I must mention here that I haven't weighed myself since Sunday. After the weekend blow-out I was afraid to -- afraid to see the water retention damage and not wanting to bash myself for it. I know it's bad to be in a state of denial about your weight and when you don't keep track of it, it's likely to creep up on you. But the experts also say it isn't all that great to weigh yourself too often, either. I've gotten into the habit of weighing myself every day, and it has its pros and cons. It keeps me mindful, but sometimes I think I tend to fixate on the number too much.

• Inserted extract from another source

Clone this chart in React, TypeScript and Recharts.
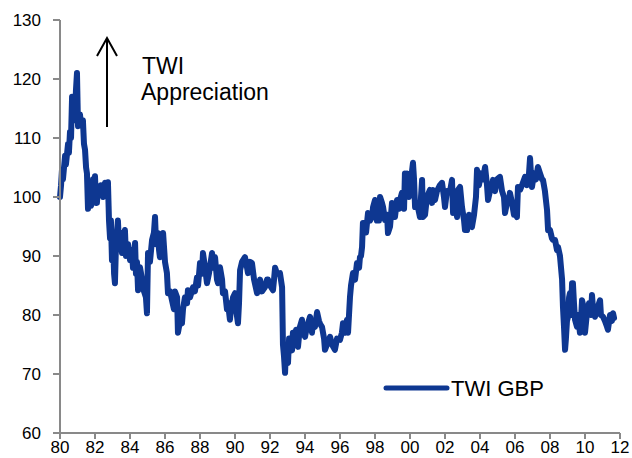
import { LineChart, Line, XAxis, YAxis, Legend } from 'recharts';

// [decimal year, index level]
const twi1980s: [number, number][] = [
    [1980.0, 100], [1980.06, 102], [1980.11, 104.5], [1980.17, 103], [1980.29, 107], [1980.34, 105.5],
    [1980.46, 109], [1980.51, 107.5], [1980.57, 111], [1980.63, 110], [1980.69, 117], [1980.74, 114],
    [1980.8, 116], [1980.86, 113], [1980.91, 118], [1980.97, 121], [1981.03, 112], [1981.14, 114],
    [1981.2, 112.5], [1981.31, 113], [1981.37, 109], [1981.43, 108], [1981.49, 105], [1981.54, 104],
    [1981.6, 98], [1981.66, 100], [1981.71, 102], [1981.77, 98.5], [1981.83, 99.5], [1981.89, 103],
    [1981.94, 101], [1982.0, 103.5], [1982.06, 99], [1982.11, 99], [1982.17, 101.5], [1982.29, 100.5],
    [1982.34, 102], [1982.46, 100], [1982.57, 102.4], [1982.69, 101], [1982.74, 102.5], [1982.8, 96],
    [1982.86, 93], [1982.91, 96], [1982.97, 89.3], [1983.03, 93], [1983.09, 87], [1983.14, 85.4],
    [1983.2, 92], [1983.31, 96], [1983.37, 92], [1983.43, 94], [1983.54, 90.5], [1983.6, 93],
    [1983.71, 94.4], [1983.77, 90], [1983.89, 92], [1984.0, 89.3], [1984.11, 91], [1984.17, 88],
    [1984.29, 92.2], [1984.34, 87], [1984.4, 89], [1984.46, 84.2], [1984.57, 88.1], [1984.69, 86],
    [1984.8, 84], [1984.91, 83], [1984.97, 80.3], [1985.03, 90.5], [1985.14, 89], [1985.26, 92.7],
    [1985.37, 94], [1985.43, 96.6], [1985.49, 92], [1985.6, 93.9], [1985.66, 91], [1985.71, 89.8],
    [1985.83, 91], [1985.89, 93.9], [1986.0, 89], [1986.11, 87.1], [1986.17, 83.7], [1986.29, 84],
    [1986.4, 82.5], [1986.51, 81], [1986.57, 84], [1986.69, 83], [1986.74, 77], [1986.86, 79],
    [1986.97, 78.6], [1987.03, 81], [1987.14, 83], [1987.26, 82], [1987.31, 84.2], [1987.43, 83],
    [1987.6, 84.7], [1987.71, 84], [1987.83, 86.4], [1987.89, 85], [1988.0, 88.8], [1988.11, 87],
    [1988.17, 90.5], [1988.29, 88], [1988.4, 85.4], [1988.51, 87], [1988.69, 90.5], [1988.74, 88],
    [1988.86, 89.8], [1988.97, 86], [1989.03, 85.4], [1989.14, 88.1], [1989.26, 86], [1989.31, 83.7],
    [1989.43, 84], [1989.54, 81], [1989.6, 82], [1989.71, 79.2], [1989.77, 81], [1989.89, 83],
];

const twi1990s: [number, number][] = [
    [1990.0, 83.7], [1990.06, 81], [1990.17, 78.6], [1990.23, 82], [1990.29, 87.6], [1990.4, 89],
    [1990.57, 89.8], [1990.69, 88], [1990.74, 87.1], [1990.86, 89], [1990.97, 88.8], [1991.09, 86],
    [1991.26, 83.7], [1991.37, 85], [1991.43, 86], [1991.54, 84], [1991.71, 84.7], [1991.83, 86],
    [1991.89, 86], [1992.0, 85], [1992.17, 84.2], [1992.23, 86], [1992.29, 88], [1992.4, 87],
    [1992.57, 87.1], [1992.69, 84.7], [1992.74, 75], [1992.8, 73], [1992.86, 70.2], [1992.91, 74],
    [1992.97, 72], [1993.03, 71.9], [1993.09, 76], [1993.14, 75.8], [1993.26, 74], [1993.31, 77],
    [1993.43, 76.3], [1993.49, 77.5], [1993.6, 74.6], [1993.71, 78], [1993.83, 79.2], [1993.89, 77],
    [1994.0, 76.3], [1994.11, 78], [1994.29, 79.7], [1994.4, 77], [1994.46, 79], [1994.57, 78],
    [1994.69, 80.5], [1994.8, 79], [1994.86, 78.5], [1994.97, 78], [1995.09, 76], [1995.14, 74.1],
    [1995.26, 75], [1995.43, 76.3], [1995.54, 75], [1995.71, 74.1], [1995.83, 76], [1996.0, 75.8],
    [1996.11, 77], [1996.17, 78.6], [1996.29, 77], [1996.4, 79.2], [1996.46, 77], [1996.57, 83],
    [1996.63, 85], [1996.74, 87.1], [1996.86, 86], [1996.97, 88.8], [1997.09, 88], [1997.14, 89.8],
    [1997.2, 90], [1997.26, 91.5], [1997.31, 95.6], [1997.43, 95.6], [1997.49, 94], [1997.6, 97.3],
    [1997.71, 96], [1997.83, 96.6], [1997.89, 98.3], [1998.0, 99.5], [1998.11, 96], [1998.17, 97.8],
    [1998.23, 96], [1998.29, 100], [1998.4, 99], [1998.46, 98.3], [1998.57, 96.1], [1998.69, 97],
    [1998.74, 93.9], [1998.86, 95], [1998.97, 99], [1999.09, 98], [1999.14, 96.6], [1999.26, 99.5],
    [1999.37, 98], [1999.43, 99.5], [1999.54, 100.7], [1999.6, 100.7], [1999.66, 98], [1999.71, 104],
    [1999.77, 102], [1999.83, 104], [1999.94, 100],
];

const twi2000s: [number, number][] = [
    [2000.06, 103], [2000.17, 105.8], [2000.23, 103], [2000.29, 98.3], [2000.4, 99], [2000.57, 96.6],
    [2000.63, 100], [2000.69, 102.9], [2000.74, 96.6], [2000.86, 97], [2000.97, 100], [2001.14, 101.2],
    [2001.26, 99], [2001.31, 101.2], [2001.43, 99.5], [2001.54, 101], [2001.71, 102], [2001.83, 102.4],
    [2001.94, 100], [2002.0, 98.3], [2002.11, 101], [2002.29, 101], [2002.4, 102.9], [2002.46, 97.3],
    [2002.57, 99], [2002.69, 96.6], [2002.74, 101.2], [2002.86, 101.7], [2002.97, 98.3], [2003.09, 96],
    [2003.14, 94.4], [2003.26, 94.4], [2003.37, 97], [2003.49, 95], [2003.54, 94.9], [2003.66, 97],
    [2003.77, 100], [2003.83, 104.6], [2003.94, 102], [2004.06, 104], [2004.17, 103], [2004.29, 105.1],
    [2004.4, 102], [2004.46, 99.5], [2004.57, 101], [2004.69, 102], [2004.74, 102.9], [2004.86, 101],
    [2004.97, 103], [2005.14, 103.4], [2005.26, 101], [2005.37, 100], [2005.43, 97.3], [2005.54, 99],
    [2005.66, 99], [2005.71, 100.7], [2005.83, 99], [2005.94, 97], [2006.0, 97.3], [2006.11, 96.6],
    [2006.17, 101.7], [2006.29, 101.2], [2006.4, 102], [2006.57, 103.4], [2006.69, 102], [2006.8, 104],
    [2006.86, 106.6], [2006.91, 104], [2006.97, 101.7], [2007.09, 104], [2007.2, 103], [2007.31, 105.1],
    [2007.43, 104], [2007.54, 103], [2007.6, 102.9], [2007.71, 101], [2007.83, 97.8], [2007.89, 94.4],
    [2008.0, 94.4], [2008.11, 93], [2008.17, 92.7], [2008.29, 92.7], [2008.4, 91], [2008.46, 91.5],
    [2008.57, 90], [2008.63, 88], [2008.69, 86], [2008.74, 81.4], [2008.8, 78], [2008.86, 74.1],
    [2008.91, 76], [2008.97, 79], [2009.03, 79.7], [2009.09, 83], [2009.14, 83.7], [2009.2, 80],
    [2009.26, 85.4], [2009.31, 85.4], [2009.37, 82], [2009.43, 79.2], [2009.54, 78], [2009.6, 80],
    [2009.71, 77], [2009.77, 79], [2009.83, 82.5], [2009.94, 81], [2010.0, 77], [2010.11, 80.3],
    [2010.23, 82], [2010.34, 80], [2010.4, 83.4], [2010.46, 81], [2010.57, 79.7], [2010.69, 81],
    [2010.86, 82.5], [2010.91, 80], [2011.03, 79.7], [2011.14, 79], [2011.26, 78], [2011.31, 77.5],
    [2011.43, 80], [2011.54, 79], [2011.6, 80.3], [2011.66, 79.5],
];

const yearTicks = [1980, 1982, 1984, 1986, 1988, 1990, 1992, 1994, 1996, 1998, 2000, 2002, 2004, 2006, 2008, 2010, 2012];
const valueTicks = [60, 70, 80, 90, 100, 110, 120, 130];

const LINE_COLOR = '#0E3791';
const AXIS_COLOR = '#898989';
const FONT = '"Liberation Sans", Arial, sans-serif';

const chartData = [...twi1980s, ...twi1990s, ...twi2000s].map(([t, v]) => ({ t, twi: v }));

function LegendBox() {
    return (
        <svg width={180} height={26} style={{ display: 'block' }}>
            <line x1={3} y1={12} x2={64} y2={12} stroke={LINE_COLOR} strokeWidth={5} strokeLinecap="round" />
            <text x={68} y={20} fontSize={22} fontFamily={FONT} fill="#000">TWI GBP</text>
        </svg>
    );
}

export default function App() {
    return (
        <div style={{ position: 'absolute', left: 0, top: 0, width: 632, height: 458, background: '#fff', fontFamily: FONT }}>
            <LineChart width={632} height={458} data={chartData} margin={{ top: 20, right: 12, left: 0, bottom: 0 }}>
                <XAxis
                    dataKey="t"
                    type="number"
                    domain={[1980, 2012]}
                    ticks={yearTicks}
                    interval={0}
                    height={25}
                    tickFormatter={(v: number) => String(v % 100).padStart(2, '0')}
                    axisLine={{ stroke: AXIS_COLOR, strokeWidth: 2 }}
                    tickLine={{ stroke: AXIS_COLOR, strokeWidth: 2 }}
                    tickSize={6}
                    tickMargin={2}
                    tick={{ fontSize: 17, fill: '#000', fontFamily: FONT }}
                />
                <YAxis
                    type="number"
                    domain={[60, 130]}
                    ticks={valueTicks}
                    interval={0}
                    width={60}
                    axisLine={{ stroke: AXIS_COLOR, strokeWidth: 2 }}
                    tickLine={{ stroke: AXIS_COLOR, strokeWidth: 2 }}
                    tickSize={7}
                    tickMargin={12}
                    tick={{ fontSize: 17, fill: '#000', fontFamily: FONT }}
                />
                <Legend
                    layout="horizontal"
                    verticalAlign="middle"
                    align="center"
                    wrapperStyle={{ left: 383, top: 376, width: 180 }}
                    content={() => <LegendBox />}
                />
                <Line
                    type="linear"
                    dataKey="twi"
                    name="TWI GBP"
                    stroke={LINE_COLOR}
                    strokeWidth={6}
                    strokeLinejoin="round"
                    strokeLinecap="round"
                    dot={false}
                    activeDot={false}
                    isAnimationActive={false}
                />
            </LineChart>
            {/* appreciation arrow and note */}
            <svg width={632} height={458} style={{ position: 'absolute', left: 0, top: 0, pointerEvents: 'none' }}>
                <line x1={107} y1={127} x2={107} y2={38} stroke="#000" strokeWidth={2} />
                <polyline points="97,56 107,38 117,56" fill="none" stroke="#000" strokeWidth={2} />
                <text x={142} y={74} fontSize={23} fontFamily={FONT} fill="#000">TWI</text>
                <text x={141} y={100} fontSize={23} fontFamily={FONT} fill="#000">Appreciation</text>
            </svg>
        </div>
    );
}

What I've noticed the last three days since I haven't weighed myself is this anxiety that I don't know what I weigh right now. I have this feeling of uneasiness and insecurity, which is kind of sad, I think, to have my identity and emotional balance so dependent on a number. It's also kind of disturbing that I feel like I'm a junkie in withdrawal, going cold turkey from the scale.

Even though this causes some discomfort, I'm going to try not to weigh myself until Saturday, which is my weekly weigh in. I would really like to get myself weaned off the daily weighings, but at the same time I want to make sure I am keeping mindful of my body. So hopefully this will be a good balance. That's the big goal, isn't it? I'm always seeking balance in my life.

2 comments:

Anonymous said...

Another fan of non-daily weigh-ins here. The vast majority of weight-bloggers I read who weigh-in daily seem to obsess about the number. I think that daily weigh-ins when you're at maintenance are ok if all you're concerned about is the trend (see physicsdiet.com and the Hackers Diet). But I notice that when I'm trying to lose weight, daily weigh-ins make me uptight and paranoid about eating. Ever since I moved to once a week, and only once a week, I've had a much better relationship with the scale. I can see it for what it is: just a simple snapshot in time.

Lori G. said...

I agree. I do weigh myself at odd times during the week before my official WW Weigh In but it's more a temperature check. I agree with shinypenny: it is just a snapshot in time.

Now, you keep avoiding the scale, that's another story but if you're sick and you know you're taking a break, I wouldn't worry.

I hope you feel better.

*I do love hot & sour soup when I'm not feeling well too.